Minister for Communications Michelle Rowland said for something to be deemed misinformation and disinformation under the laws, it would have to both be "seriously harmful and verifiably false".

She cited examples of the disinformation spread following April's Bondi stabbing or content urging people to not get government-approved vaccines.

The laws would not deem content as misinformation if it's used for satire or within news, or if it's academic, artistic, scientific or religious.

Fact checkers 'often get it wrong'

But there are concerns even within those narrow bounds that there is the potential for unintended consequences.

One of the key questions experts have raised is if the bill requires misinformation to be content that is "verifiably false", then who would be the decider of what is false and what is true?

Barrister James McComish from the Victoria Bar Association told the inquiry he was concerned about making a government agency an arbiter of truth.

"It's not merely whether ACMA is rightly or otherwise described as a 'ministry of truth' by determining what is or isn't true, there's also the problem ACMA or, possibly worse, platform operators decide what the official party line is — whether or not it's true," Mr McComish said.

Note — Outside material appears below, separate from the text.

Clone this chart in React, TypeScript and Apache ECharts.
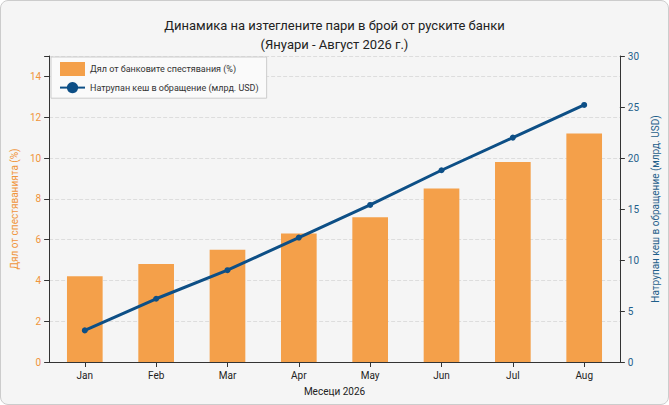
import React, { useEffect, useRef } from "react";
import * as echarts from "echarts";

const months = ["Jan", "Feb", "Mar", "Apr", "May", "Jun", "Jul", "Aug"];
const shareValues = [4.2, 4.8, 5.5, 6.3, 7.1, 8.5, 9.8, 11.2];
const cashValues = [3.1, 6.2, 9.0, 12.2, 15.4, 18.8, 22.0, 25.2];

export default function App() {
  const ref = useRef<HTMLDivElement>(null);
  useEffect(() => {
    const chart = echarts.init(ref.current!, null, { renderer: "svg" });
    const font = "Roboto, 'Noto Sans', sans-serif";
    chart.setOption({
      animation: false,
      textStyle: { fontFamily: font },
      title: {
        text: "Динамика на изтеглените пари в брой от руските банки\n(Януари - Август 2026 г.)",
        left: "center",
        top: 10,
        textStyle: { fontSize: 13, fontWeight: "normal", color: "#222", lineHeight: 19 },
      },
      legend: {
        orient: "vertical",
        left: 50,
        top: 56,
        itemGap: 6,
        backgroundColor: "#fafafa",
        borderColor: "#ccc",
        borderWidth: 1,
        padding: [5, 8],
        textStyle: { fontSize: 9, color: "#333" },
        data: [
          { name: "Дял от банковите спестявания (%)", icon: "rect" },
          { name: "Натрупан кеш в обращение (млрд. USD)" },
        ],
      },
      grid: { left: 44, right: 47, top: 55, bottom: 42 },
      xAxis: {
        type: "category",
        data: months,
        name: "Месеци 2026",
        nameLocation: "middle",
        nameGap: 24,
        nameTextStyle: { fontSize: 10, color: "#222" },
        axisLine: { lineStyle: { color: "#333" } },
        axisTick: { show: true, alignWithLabel: true },
        axisLabel: { fontSize: 10, color: "#222" },
      },
      yAxis: [
        {
          type: "value",
          min: 0,
          max: 15,
          interval: 2,
          name: "Дял от спестяванията (%)",
          nameLocation: "middle",
          nameGap: 26,
          nameTextStyle: { color: "#f0943a", fontSize: 10 },
          axisLine: { show: true, lineStyle: { color: "#333" } },
          axisTick: { show: true },
          axisLabel: { color: "#f0943a", fontSize: 10, formatter: (v: number) => (v > 14 ? "" : String(v)) },
          splitLine: { lineStyle: { type: "dashed", color: "#ddd" } },
        },
        {
          type: "value",
          min: 0,
          max: 30,
          interval: 5,
          name: "Натрупан кеш в обращение (млрд. USD)",
          nameLocation: "middle",
          nameGap: 28,
          nameTextStyle: { color: "#1f5f8b", fontSize: 10 },
          axisLine: { show: true, lineStyle: { color: "#333" } },
          axisTick: { show: true },
          axisLabel: { color: "#1f5f8b", fontSize: 10 },
          splitLine: { show: false },
        },
      ],
      series: [
        {
          name: "Дял от банковите спестявания (%)",
          type: "bar",
          data: shareValues,
          barWidth: "50%",
          itemStyle: { color: "#f4a04a" },
          yAxisIndex: 0,
        },
        {
          name: "Натрупан кеш в обращение (млрд. USD)",
          type: "line",
          data: cashValues,
          yAxisIndex: 1,
          symbol: "circle",
          symbolSize: 6,
          lineStyle: { color: "#0d4f86", width: 3 },
          itemStyle: { color: "#0d4f86" },
        },
      ],
    });
    return () => chart.dispose();
  }, []);
  return (
    <div
      style={{
        position: "fixed",
        left: 0,
        top: 0,
        width: 669,
        height: 405,
        background: "#f5f5f5",
        boxSizing: "border-box",
        border: "1px solid #ccc",
        borderRadius: 8,
      }}
    >
      <div ref={ref} style={{ width: 667, height: 403 }} />
    </div>
  );
}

Professor Twomey also told the committee about the dangers of allowing social media platforms to define truth.

"The squillions of posts that are made, and then making those really fine assessments about what is serious harm in Australia, to our economy; [there is] not a hope that anyone in America knows any of that stuff," she said.

"If you look at the bill they just seem to rely on fact checkers."

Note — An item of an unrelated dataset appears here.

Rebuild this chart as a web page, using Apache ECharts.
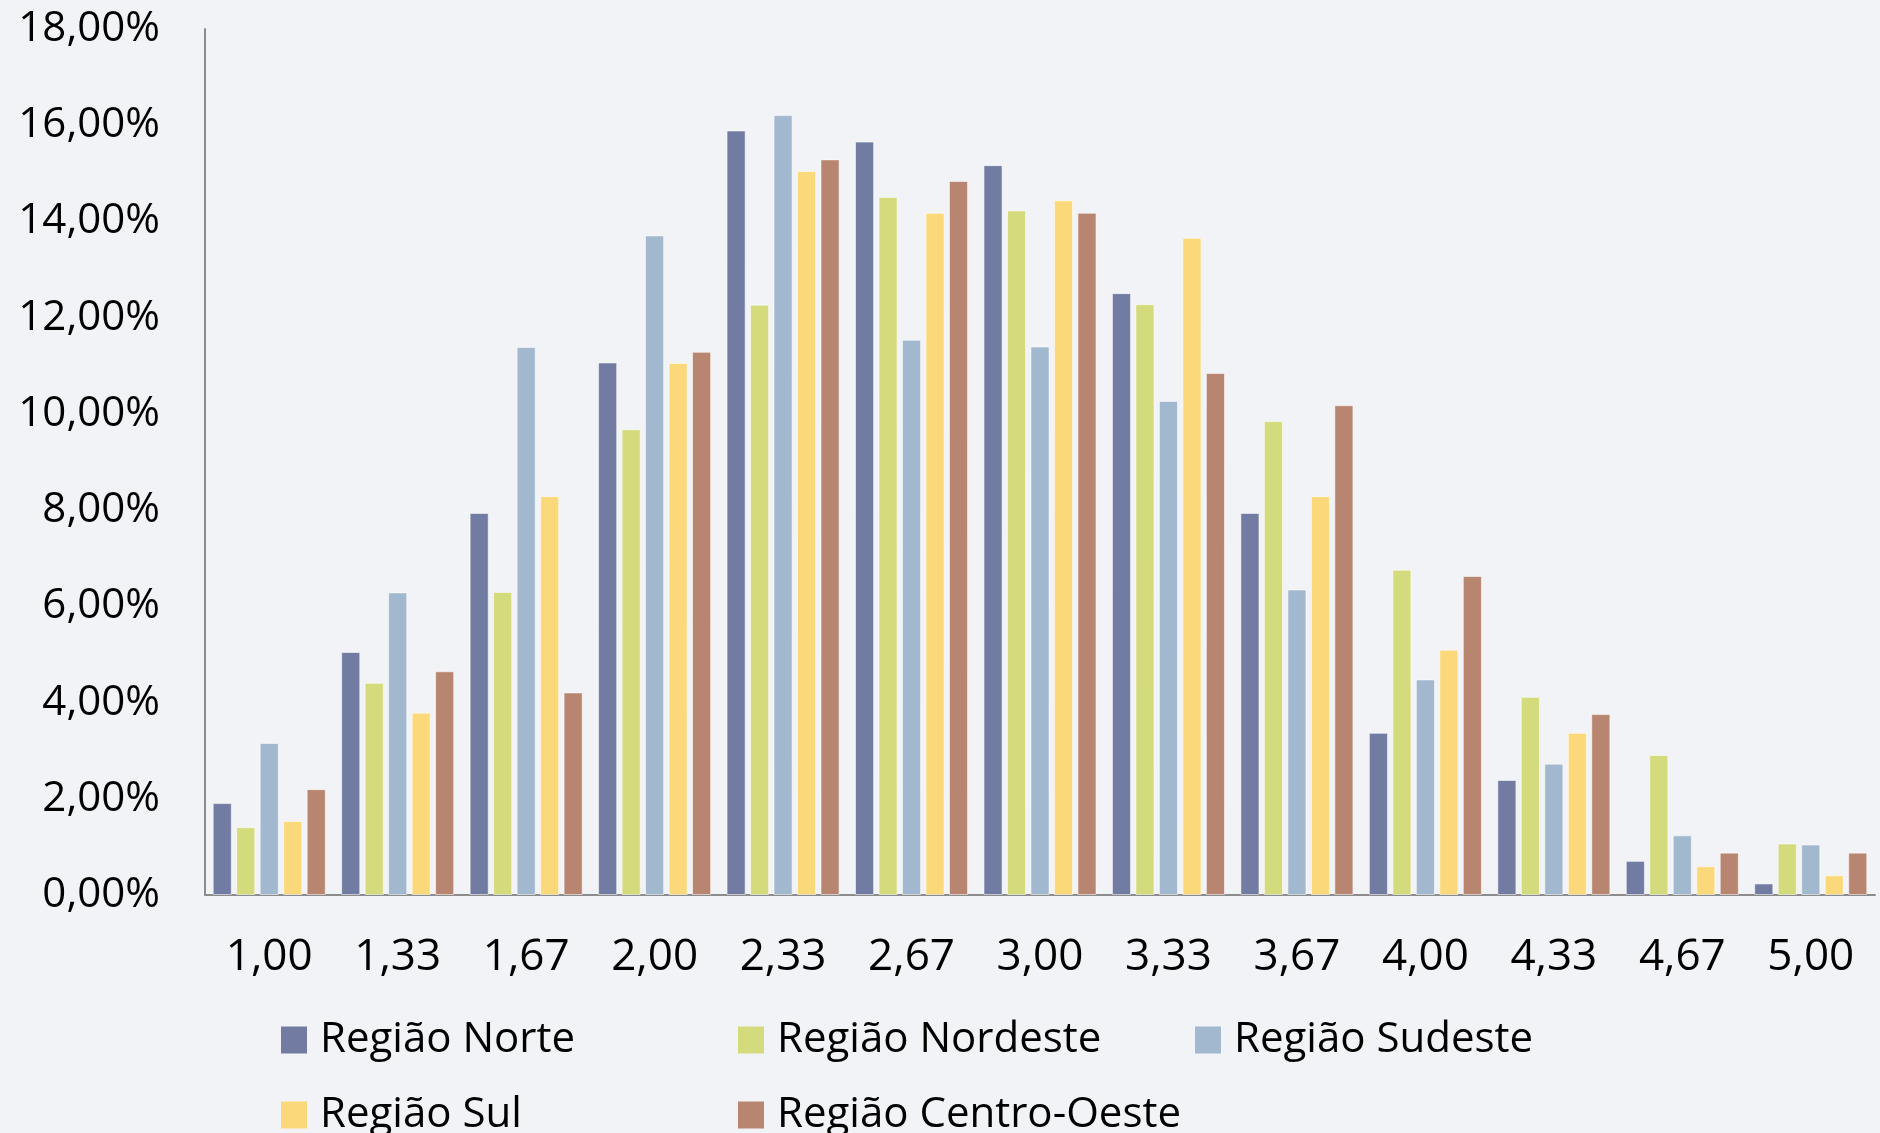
<!DOCTYPE html>
<html>
<head>
<meta charset="utf-8">
<script src="https://cdn.jsdelivr.net/npm/echarts@6/dist/echarts.min.js"></script>
<style>
html,body{margin:0;padding:0;background:#f2f3f6;}
#chart{width:1880px;height:1133px;}
</style>
</head>
<body>
<div id="chart"></div>
<script>
var categories = ['1,00','1,33','1,67','2,00','2,33','2,67','3,00','3,33','3,67','4,00','4,33','4,67','5,00'];
var norte     = [1.91, 5.05, 7.94, 11.07, 15.89, 15.66, 15.17, 12.51, 7.94, 3.37, 2.39, 0.71, 0.24];
var nordeste  = [1.41, 4.41, 6.30, 9.68, 12.27, 14.51, 14.23, 12.28, 9.85, 6.76, 4.12, 2.91, 1.07];
var sudeste   = [3.16, 6.29, 11.39, 13.71, 16.21, 11.54, 11.40, 10.27, 6.35, 4.48, 2.73, 1.24, 1.05];
var sul       = [1.54, 3.79, 8.29, 11.06, 15.05, 14.18, 14.44, 13.66, 8.29, 5.10, 3.37, 0.60, 0.41];
var centroOeste = [2.20, 4.65, 4.21, 11.29, 15.29, 14.84, 14.18, 10.85, 10.18, 6.63, 3.76, 0.88, 0.88];
var seriesNames = ['Região Norte','Região Nordeste','Região Sudeste','Região Sul','Região Centro-Oeste'];
var yTicks = [0, 2, 4, 6, 8, 10, 12, 14, 16, 18];

var colors = ['#727ba2','#d4db7c','#a2b8cf','#fbd97b','#b88571'];
var seriesData = [norte, nordeste, sudeste, sul, centroOeste];
var font = 'Open Sans';

var chart = echarts.init(document.getElementById('chart'));

var series = seriesNames.map(function(n, i){
  return {
    name: n,
    type: 'bar',
    data: seriesData[i],
    barGap: '23%',
    barCategoryGap: '12%',
    itemStyle: { color: colors[i], borderColor: 'rgba(255,255,255,0.55)', borderWidth: 1 }
  };
});

var legendPos = [[281,1019],[738,1019],[1195,1019],[281,1094],[738,1094]];
var legends = seriesNames.map(function(n, i){
  return {
    data: [n],
    left: legendPos[i][0],
    top: legendPos[i][1],
    padding: 0,
    itemWidth: 26,
    itemHeight: 27,
    icon: 'rect',
    selectedMode: false,
    itemStyle: { borderWidth: 0 },
    textStyle: { fontFamily: font, fontSize: 42, color: '#000', padding: [0,0,0,8] }
  };
});

chart.setOption({
  backgroundColor: '#f2f3f6',
  animation: false,
  color: colors,
  grid: { left: 205, right: 5, top: 29, bottom: 238, containLabel: false },
  legend: legends,
  xAxis: {
    type: 'category',
    data: categories,
    axisLine: { lineStyle: { color: '#8c8c8c', width: 2 } },
    axisTick: { show: false },
    axisLabel: { fontFamily: font, fontSize: 44, color: '#000', margin: 40 }
  },
  yAxis: {
    type: 'value',
    min: yTicks[0],
    max: yTicks[yTicks.length-1],
    interval: 2,
    splitLine: { show: false },
    axisLine: { show: true, lineStyle: { color: '#8c8c8c', width: 2 } },
    axisTick: { show: false },
    axisLabel: {
      fontFamily: font, fontSize: 42, color: '#000', margin: 45,
      formatter: function(v){ return v.toFixed(2).replace('.', ',') + '%'; }
    }
  },
  series: series
});
</script>
</body>
</html>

She said from her own experience being asked for her expert opinion by fact checkers, that process is flawed.

"The problem with expertise is the expert might have it, but the person writing the fact check doesn't and they often misunderstand the experts, so they often get it wrong," she said.

"The impression I get is that these are most frequently young kids out of university and they're taking on this really important role that will lead to Meta or Google or whatever to make decisions about what is true and what is false, when the fact checker themselves hasn't properly understood what the expert has said."

She also said it was a process that could easily be impacted by asking several experts on one side of an issue to achieve a consensus.

Concerns of 'grave danger to freedom of expression'

Mr McComish said the Victorian Bar also has fears that the laws will be a "grave danger to freedom of expression".

He said the explanatory memorandum, a document which explains how the bill would take effect, contained details that concerned him.

"The inclusion of opinion and claims within the definition of misinformation ... is what gives us grave concern," he said.

"Our concern about the overreach of the bill has taken on a new life in a very disturbing way."

Professor Twomey said her reading of the bill was that content could be deemed misinformation if it was reasonably verifiable as false and misleading, but the supporting document brought that into question.

"If you look at what is says in the explanatory memorandum, it says we're not just dealing with facts here," she said.

"We're dealing with opinions, commentary, claims and invective and you can't prove those things are false, you can't prove that someone's opinion is false, it's an opinion."

The Coalition remains firmly opposed to the proposed laws.

That will require the government to win the support of the Greens and at least three crossbenchers to pass the legislation.

With crossbencher Tammy Tyrrell announcing this afternoon she also would oppose it, the pathway for the government is growing narrower.